• _OBJECTIVE_
Exactly repeat the material, dropping every picture from the copy.

• _RAW DATA_
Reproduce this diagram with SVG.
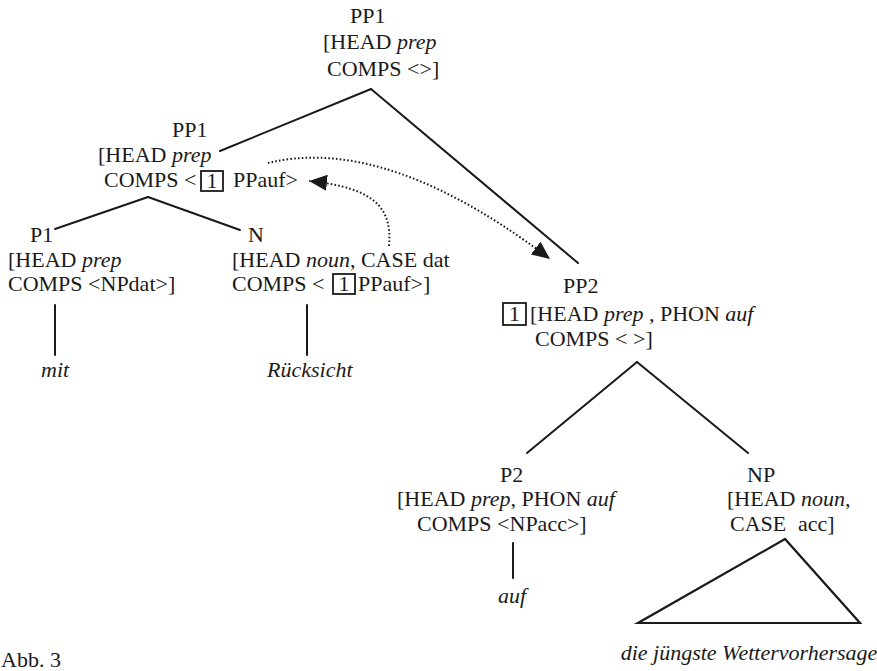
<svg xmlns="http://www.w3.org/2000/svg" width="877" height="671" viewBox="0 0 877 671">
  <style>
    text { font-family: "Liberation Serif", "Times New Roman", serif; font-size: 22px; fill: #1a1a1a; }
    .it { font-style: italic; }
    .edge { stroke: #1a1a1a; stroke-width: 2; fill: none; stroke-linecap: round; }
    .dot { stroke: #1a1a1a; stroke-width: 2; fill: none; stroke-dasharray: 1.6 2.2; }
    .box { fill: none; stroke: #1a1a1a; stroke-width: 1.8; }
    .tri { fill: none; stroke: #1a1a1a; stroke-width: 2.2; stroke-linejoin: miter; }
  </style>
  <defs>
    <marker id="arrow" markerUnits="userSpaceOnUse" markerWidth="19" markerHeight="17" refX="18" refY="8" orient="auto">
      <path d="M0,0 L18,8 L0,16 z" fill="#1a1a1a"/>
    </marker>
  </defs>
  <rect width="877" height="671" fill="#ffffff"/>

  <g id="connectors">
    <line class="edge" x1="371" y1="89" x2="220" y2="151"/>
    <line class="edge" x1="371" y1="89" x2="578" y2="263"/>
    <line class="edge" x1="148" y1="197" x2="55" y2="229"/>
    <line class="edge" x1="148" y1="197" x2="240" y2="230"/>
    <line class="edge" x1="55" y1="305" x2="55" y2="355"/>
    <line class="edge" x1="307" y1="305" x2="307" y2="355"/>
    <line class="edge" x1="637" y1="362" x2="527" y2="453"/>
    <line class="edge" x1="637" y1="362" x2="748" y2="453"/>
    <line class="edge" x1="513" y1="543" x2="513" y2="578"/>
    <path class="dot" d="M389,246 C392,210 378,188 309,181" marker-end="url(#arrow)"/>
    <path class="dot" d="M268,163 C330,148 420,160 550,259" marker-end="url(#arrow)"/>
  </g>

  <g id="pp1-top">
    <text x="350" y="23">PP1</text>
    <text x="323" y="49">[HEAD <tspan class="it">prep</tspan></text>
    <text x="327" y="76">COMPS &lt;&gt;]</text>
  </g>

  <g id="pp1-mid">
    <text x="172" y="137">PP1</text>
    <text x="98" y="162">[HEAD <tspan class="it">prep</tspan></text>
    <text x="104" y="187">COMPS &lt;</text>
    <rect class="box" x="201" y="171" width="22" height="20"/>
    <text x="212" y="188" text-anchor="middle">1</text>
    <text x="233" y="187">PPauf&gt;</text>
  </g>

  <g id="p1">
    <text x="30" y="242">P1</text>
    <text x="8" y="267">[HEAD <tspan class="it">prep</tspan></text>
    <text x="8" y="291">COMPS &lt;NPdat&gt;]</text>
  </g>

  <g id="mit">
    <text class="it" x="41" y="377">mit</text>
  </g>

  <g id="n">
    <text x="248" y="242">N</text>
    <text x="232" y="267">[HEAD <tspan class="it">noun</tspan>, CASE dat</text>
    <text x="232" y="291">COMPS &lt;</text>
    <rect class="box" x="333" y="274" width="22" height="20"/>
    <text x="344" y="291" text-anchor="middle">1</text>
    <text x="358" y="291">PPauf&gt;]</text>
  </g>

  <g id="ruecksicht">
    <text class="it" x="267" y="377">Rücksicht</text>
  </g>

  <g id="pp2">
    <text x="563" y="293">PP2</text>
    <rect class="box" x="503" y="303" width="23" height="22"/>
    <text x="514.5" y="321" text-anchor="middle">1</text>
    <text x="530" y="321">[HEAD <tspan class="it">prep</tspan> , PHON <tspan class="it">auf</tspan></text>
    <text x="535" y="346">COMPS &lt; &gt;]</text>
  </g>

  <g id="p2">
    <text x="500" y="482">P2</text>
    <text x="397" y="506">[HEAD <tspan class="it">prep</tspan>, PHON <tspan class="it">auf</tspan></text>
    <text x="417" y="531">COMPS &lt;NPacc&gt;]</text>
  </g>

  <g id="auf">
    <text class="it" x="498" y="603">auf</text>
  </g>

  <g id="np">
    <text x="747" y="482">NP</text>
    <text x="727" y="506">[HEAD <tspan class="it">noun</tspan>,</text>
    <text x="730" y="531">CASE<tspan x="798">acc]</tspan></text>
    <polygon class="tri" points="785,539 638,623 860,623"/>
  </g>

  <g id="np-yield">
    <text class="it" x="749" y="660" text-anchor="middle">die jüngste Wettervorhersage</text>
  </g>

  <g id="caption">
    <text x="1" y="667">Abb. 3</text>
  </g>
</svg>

• _SOLUTION_
Reproduce this diagram with SVG.
<svg xmlns="http://www.w3.org/2000/svg" width="877" height="671" viewBox="0 0 877 671">
  <style>
    text { font-family: "Liberation Serif", "Times New Roman", serif; font-size: 22px; fill: #1a1a1a; }
    .it { font-style: italic; }
    .edge { stroke: #1a1a1a; stroke-width: 2; fill: none; stroke-linecap: round; }
    .dot { stroke: #1a1a1a; stroke-width: 2; fill: none; stroke-dasharray: 1.6 2.2; }
    .box { fill: none; stroke: #1a1a1a; stroke-width: 1.8; }
    .tri { fill: none; stroke: #1a1a1a; stroke-width: 2.2; stroke-linejoin: miter; }
  </style>
  <defs>
    <marker id="arrow" markerUnits="userSpaceOnUse" markerWidth="19" markerHeight="17" refX="18" refY="8" orient="auto">
      <path d="M0,0 L18,8 L0,16 z" fill="#1a1a1a"/>
    </marker>
  </defs>
  <rect width="877" height="671" fill="#ffffff"/>

  <g id="connectors">
    <line class="edge" x1="371" y1="89" x2="220" y2="151"/>
    <line class="edge" x1="371" y1="89" x2="578" y2="263"/>
    <line class="edge" x1="148" y1="197" x2="55" y2="229"/>
    <line class="edge" x1="148" y1="197" x2="240" y2="230"/>
    <line class="edge" x1="55" y1="305" x2="55" y2="355"/>
    <line class="edge" x1="307" y1="305" x2="307" y2="355"/>
    <line class="edge" x1="637" y1="362" x2="527" y2="453"/>
    <line class="edge" x1="637" y1="362" x2="748" y2="453"/>
    <line class="edge" x1="513" y1="543" x2="513" y2="578"/>
    <path class="dot" d="M389,246 C392,210 378,188 309,181" marker-end="url(#arrow)"/>
    <path class="dot" d="M268,163 C330,148 420,160 550,259" marker-end="url(#arrow)"/>
  </g>

  <g id="pp1-top">
    <text x="350" y="23">PP1</text>
    <text x="323" y="49">[HEAD <tspan class="it">prep</tspan></text>
    <text x="327" y="76">COMPS &lt;&gt;]</text>
  </g>

  <g id="pp1-mid">
    <text x="172" y="137">PP1</text>
    <text x="98" y="162">[HEAD <tspan class="it">prep</tspan></text>
    <text x="104" y="187">COMPS &lt;</text>
    <rect class="box" x="201" y="171" width="22" height="20"/>
    <text x="212" y="188" text-anchor="middle">1</text>
    <text x="233" y="187">PPauf&gt;</text>
  </g>

  <g id="p1">
    <text x="30" y="242">P1</text>
    <text x="8" y="267">[HEAD <tspan class="it">prep</tspan></text>
    <text x="8" y="291">COMPS &lt;NPdat&gt;]</text>
  </g>

  <g id="mit">
    <text class="it" x="41" y="377">mit</text>
  </g>

  <g id="n">
    <text x="248" y="242">N</text>
    <text x="232" y="267">[HEAD <tspan class="it">noun</tspan>, CASE dat</text>
    <text x="232" y="291">COMPS &lt;</text>
    <rect class="box" x="333" y="274" width="22" height="20"/>
    <text x="344" y="291" text-anchor="middle">1</text>
    <text x="358" y="291">PPauf&gt;]</text>
  </g>

  <g id="ruecksicht">
    <text class="it" x="267" y="377">Rücksicht</text>
  </g>

  <g id="pp2">
    <text x="563" y="293">PP2</text>
    <rect class="box" x="503" y="303" width="23" height="22"/>
    <text x="514.5" y="321" text-anchor="middle">1</text>
    <text x="530" y="321">[HEAD <tspan class="it">prep</tspan> , PHON <tspan class="it">auf</tspan></text>
    <text x="535" y="346">COMPS &lt; &gt;]</text>
  </g>

  <g id="p2">
    <text x="500" y="482">P2</text>
    <text x="397" y="506">[HEAD <tspan class="it">prep</tspan>, PHON <tspan class="it">auf</tspan></text>
    <text x="417" y="531">COMPS &lt;NPacc&gt;]</text>
  </g>

  <g id="auf">
    <text class="it" x="498" y="603">auf</text>
  </g>

  <g id="np">
    <text x="747" y="482">NP</text>
    <text x="727" y="506">[HEAD <tspan class="it">noun</tspan>,</text>
    <text x="730" y="531">CASE<tspan x="798">acc]</tspan></text>
    <polygon class="tri" points="785,539 638,623 860,623"/>
  </g>

  <g id="np-yield">
    <text class="it" x="749" y="660" text-anchor="middle">die jüngste Wettervorhersage</text>
  </g>

  <g id="caption">
    <text x="1" y="667">Abb. 3</text>
  </g>
</svg>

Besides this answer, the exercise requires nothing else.